Statistical Significance Calculation

python

import numpy as np
from scipy import stats

def check_significance(
    control_conversions: int,
    control_total: int,
    treatment_conversions: int,
    treatment_total: int,
    alpha: float = 0.05,
) -> dict:
    """Two-proportion z-test for A/B experiment."""
    p_control = control_conversions / control_total
    p_treatment = treatment_conversions / treatment_total
    p_pooled = (control_conversions + treatment_conversions) / (control_total + treatment_total)

    se = np.sqrt(p_pooled * (1 - p_pooled) * (1/control_total + 1/treatment_total))
    z_stat = (p_treatment - p_control) / se
    p_value = 2 * (1 - stats.norm.cdf(abs(z_stat)))

    return {
        "control_rate": round(p_control, 4),
        "treatment_rate": round(p_treatment, 4),
        "lift": round((p_treatment - p_control) / p_control * 100, 2),
        "p_value": round(p_value, 4),
        "significant": p_value < alpha,
        "sample_size_adequate": min(control_total, treatment_total) >= 1000,
    }

# Example: 3.2% vs 3.8% conversion
result = check_significance(320, 10000, 380, 10000)
# {"control_rate": 0.032, "treatment_rate": 0.038, "lift": 18.75,
#  "p_value": 0.0234, "significant": True, "sample_size_adequate": True}

Sample Size Calculator

python

def required_sample_size(
    baseline_rate: float,
    minimum_detectable_effect: float,  # relative, e.g., 0.05 = 5% lift
    alpha: float = 0.05,
    power: float = 0.8,
) -> int:
    """Per-variant sample size needed."""
    p1 = baseline_rate
    p2 = baseline_rate * (1 + minimum_detectable_effect)
    z_alpha = stats.norm.ppf(1 - alpha / 2)
    z_beta = stats.norm.ppf(power)
    n = ((z_alpha * np.sqrt(2 * p1 * (1-p1)) +
          z_beta * np.sqrt(p1*(1-p1) + p2*(1-p2))) / (p2 - p1)) ** 2
    return int(np.ceil(n))

# 3% baseline, want to detect 10% relative lift -> need ~35K per variant
required_sample_size(0.03, 0.10)  # 34,742

Gotchas and Anti-Patterns

Flag Debt Accumulation

•Problem: Flags stay in code long after rollout completes. Codebases accumulate hundreds of stale flags.
•Fix: Set expiration dates at creation. Add lint rules that flag (pun intended) flags older than 90 days. Track flag lifecycle in a spreadsheet or flag provider dashboard. Schedule monthly flag cleanup sprints.

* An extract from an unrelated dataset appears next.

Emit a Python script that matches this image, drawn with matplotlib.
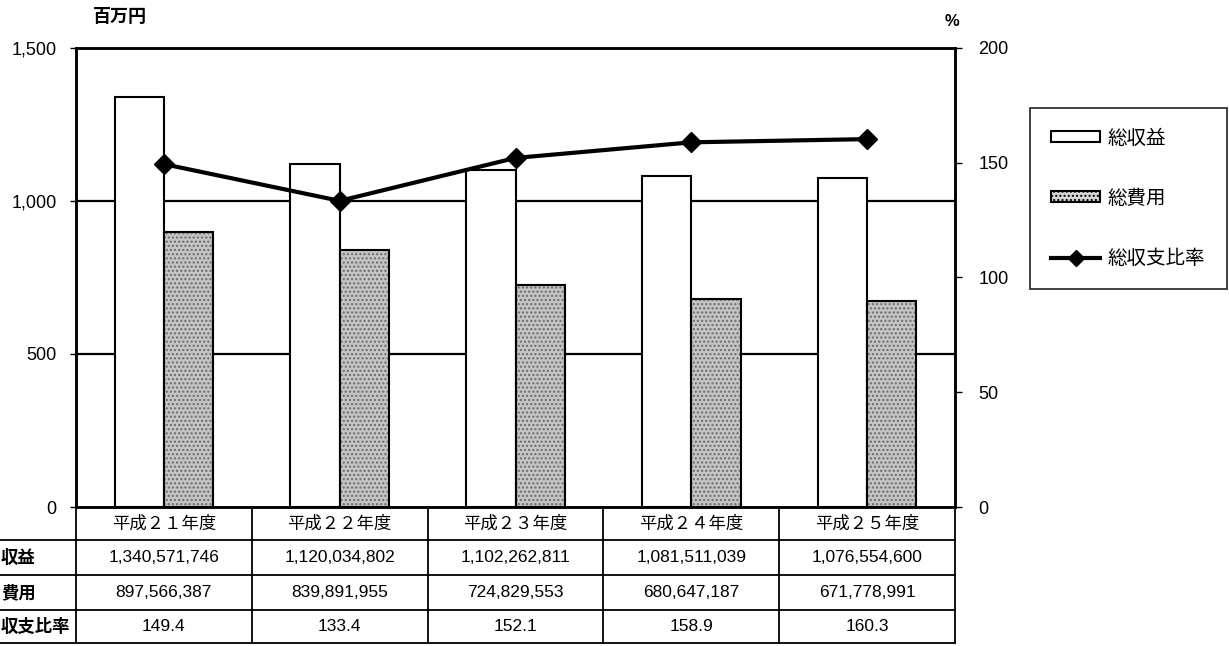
import matplotlib
matplotlib.use("Agg")
import matplotlib.pyplot as plt
from matplotlib.patches import Patch
from matplotlib.lines import Line2D

plt.rcParams['font.family'] = ['Liberation Sans', 'Noto Sans CJK JP', 'DejaVu Sans']

# data
years = ["平成２１年度", "平成２２年度", "平成２３年度", "平成２４年度", "平成２５年度"]
revenue = [1340571746, 1120034802, 1102262811, 1081511039, 1076554600]
cost = [897566387, 839891955, 724829553, 680647187, 671778991]
ratio = [149.4, 133.4, 152.1, 158.9, 160.3]
# row labels as visible in the picture (first character lies beyond the left edge)
row_labels = ["収益", "費用", "収支比率"]
legend_labels = ["総収益", "総費用", "総収支比率"]

W, H = 1229, 646
fig = plt.figure(figsize=(W / 100, H / 100), dpi=100)

# plot area in pixels
left, right, top, bottom = 76, 955, 48, 507
ax = fig.add_axes([left / W, 1 - bottom / H, (right - left) / W, (bottom - top) / H])
ax_w, ax_h = right - left, bottom - top

x = list(range(len(years)))
rev_m = [v / 1e6 for v in revenue]
cost_m = [v / 1e6 for v in cost]

bw = 0.28
ax.bar([i - bw / 2 for i in x], rev_m, bw, facecolor='white', edgecolor='black', linewidth=1.5, zorder=3)
ax.bar([i + bw / 2 for i in x], cost_m, bw, facecolor='#c4c4c4', edgecolor='#6a6a6a', linewidth=0,
       hatch='....', zorder=3)
ax.bar([i + bw / 2 for i in x], cost_m, bw, fill=False, edgecolor='black', linewidth=1.5, zorder=4)

ax.set_xlim(-0.5, len(years) - 0.5)
ax.set_ylim(0, 1500)
ax.set_yticks([0, 500, 1000, 1500])
ax.set_yticklabels(["0", "500", "1,000", "1,500"])
ax.set_xticks([])
for y in [500, 1000]:
    ax.axhline(y, color='black', linewidth=1.6, zorder=1)
for s in ax.spines.values():
    s.set_linewidth(1.8)
ax.tick_params(axis='y', labelsize=13, length=4, width=1, pad=10, direction='out')

ax2 = ax.twinx()
ax2.plot(x, ratio, color='black', linewidth=3, marker='D', markersize=10, zorder=5)
ax2.set_ylim(0, 200)
ax2.set_yticks([0, 50, 100, 150, 200])
ax2.tick_params(axis='y', labelsize=13, length=5, width=1, pad=12, direction='out')
for s in ax2.spines.values():
    s.set_linewidth(1.8)

fig.text(120 / W, 1 - 17 / H, "百万円", fontsize=13, ha='center', va='center', fontweight='bold')
fig.text(952 / W, 1 - 22 / H, "%", fontsize=12, ha='center', va='center', fontweight='bold')

# data table under the plot
tr = ax.get_xaxis_transform()
row_edges = [507, 540, 575, 610, 643]
ay = [(bottom - r) / ax_h for r in row_edges]
label_x = (1 - left) / ax_w
far_left = (-40 - left) / ax_w
lk = dict(color='black', linewidth=1.3, clip_on=False)
# horizontal lines
for j, yy in enumerate(ay):
    if j == 0:
        continue
    ax.plot([far_left, 1], [yy, yy], transform=ax.transAxes, **lk)
# vertical lines
for b in range(len(years) + 1):
    xb = b - 0.5
    ax.plot([xb, xb], [ay[0], ay[-1]], transform=tr, **lk)

cell_font = 12.5
hy = (ay[0] + ay[1]) / 2
for i, yr in enumerate(years):
    ax.text(i, hy, yr, transform=tr, ha='center', va='center', fontsize=cell_font)
rows = [[f"{v:,}" for v in revenue], [f"{v:,}" for v in cost], [f"{v:.1f}" for v in ratio]]
for r, vals in enumerate(rows):
    cy = (ay[r + 1] + ay[r + 2]) / 2
    ax.text(label_x, cy, row_labels[r], transform=ax.transAxes, ha='left', va='center',
            fontsize=cell_font, fontweight='bold', clip_on=False)
    for i, v in enumerate(vals):
        ax.text(i, cy, v, transform=tr, ha='center', va='center', fontsize=cell_font)

# legend
handles = [
    Patch(facecolor='white', edgecolor='black', linewidth=1.5),
    Patch(facecolor='#d8d8d8', edgecolor='black', linewidth=1.5, hatch='....'),
    Line2D([], [], color='black', linewidth=3, marker='D', markersize=8),
]
leg = fig.legend(handles, legend_labels, loc='upper left',
                 bbox_to_anchor=(1030 / W, 1 - 108 / H), fontsize=14, frameon=True,
                 fancybox=False, edgecolor='black', handlelength=2.5, handleheight=0.5,
                 handletextpad=0.4, labelspacing=2.15, borderpad=1.1, borderaxespad=0)
leg.get_frame().set_linewidth(1.3)

fig.savefig("out.png", dpi=100)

Sample Ratio Mismatch (SRM)

•Problem: 50/50 split shows 51.2/48.8 actual distribution. Assignment logic has a bug, or redirects/bot filtering disproportionately affect one variant.
•Fix: Run SRM checks daily using chi-squared test. If p < 0.001, halt the experiment and investigate. Never trust results from an experiment with SRM.

The Peeking Problem

•Problem: Checking results daily and stopping when p < 0.05. This inflates false positive rate to 20-30%.
•Fix: Pre-register experiment duration based on sample size calculation. Use sequential testing (e.g., always-valid p-values) if you must monitor continuously. Never call a winner early without sequential correction.